Obispo de San Cristobal
Hace
algunos días recibimos la noticia del paso a la eternidad de un gran hombre de
Dios: el Cardenal Carlo María Martini, Arzobispo emérito de Milán. Antes de ser
elegido para la sede ambrosiana fue un sacerdote jesuita dedicado eminentemente
a la investigación y a la enseñanza. Profesor de Sagrada Escritura, Decano y
Rector del Instituto Bíblico de Roma, Rector de la Pontificia Universidad
Gregoriana. De trato franco y sencillo, dado a la amistad no rehuía el diálogo.
Buen profesor e inspirador de investigaciones para sus alumnos y discípulos.
Tuve la dicha y la gracia de haber sido uno de sus alumnos: me permitió
compartir con él en variadas ocasiones, y me contagió su amor por la Escritura
y la exégesis.
Fue
elegido y creado cardenal en el mismo consistorio que el Arzobispo de Caracas,
José Alí Lebrún. Entre ambos se cultivó una gran amistad. Cuando el Cardenal
Lebrún celebró sus cincuenta años de ministerio sacerdotal, el nos pidió a sus
obispos auxiliares que quería como regalo que el Cardenal Martini pudiera
dirigir unos ejercicios espirituales para el presbiterio de Caracas donde, por
supuesto él participaría. Hicimos los contactos y así fue. El Cardenal Martini
aceptó. Nos dirigió unos ejercicios basados en el profeta Jeremías. Con su
sencillez y su sabiduría nos fue llevando a través de los textos del profeta
para nuestro enriquecimiento espiritual.
Martini
se distinguió por compartir sus conocimientos: de ahí el número de sus
publicaciones. Muchas de ellas eran la transcripción de sus retiros. Otras eran
propuestas de carácter teológico y pastoral, con base en la Palabra de Dios.
Aunque muchos habían puesto en duda su sentido pastoral, pues pasaba de ser un
académico a guiar la Arquidiócesis de Milán, sin embargo, se distinguió por ser
un pastor de verdad: sus continuas visitas pastorales, su contacto directo con
los sacerdotes, sus enseñanzas a los jóvenes, la promoción de un proyecto
pastoral para Milán… Me impresionó oírle decir, en una de las varias
conversaciones que sostuve con él, que en sus primeros años de Arzobispo pudo
entrevistarse con todos los sacerdotes de su Iglesia local… y eran más de dos
mil.
De
verbo agradable, sabía hacerse entender.
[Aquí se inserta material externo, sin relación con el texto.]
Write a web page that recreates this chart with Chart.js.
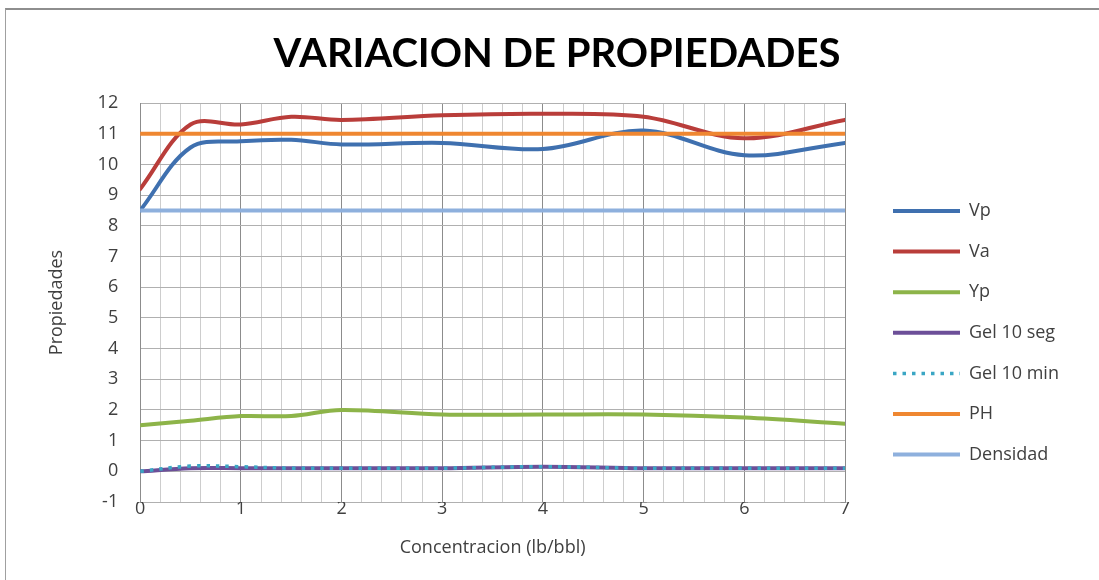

Supo conjugar su libertad de espíritu
con su prudencia y su fidelidad a la Iglesia. Al leer –así como al haberlo oído
enseñar o predicar- uno podía intuir que su amor por la Iglesia era grande. No
era de mucho protocolo, más bien le molestaba. Sus amigos y discípulos dan
testimonio de su capacidad de diálogo, aún en situaciones nada fáciles.
Se
nos ha adelantado a la casa del Padre. Podríamos hacer un ejercicio de
imaginación y así pensar que allí en la eternidad, acompañado de otros amigos y
compañeros del Bíblico –Lyonnet, De La Potterie, Alonso- estará dialogando con
la Palabra eterna, de la cual fue un servidor excelente este hombre de Dios.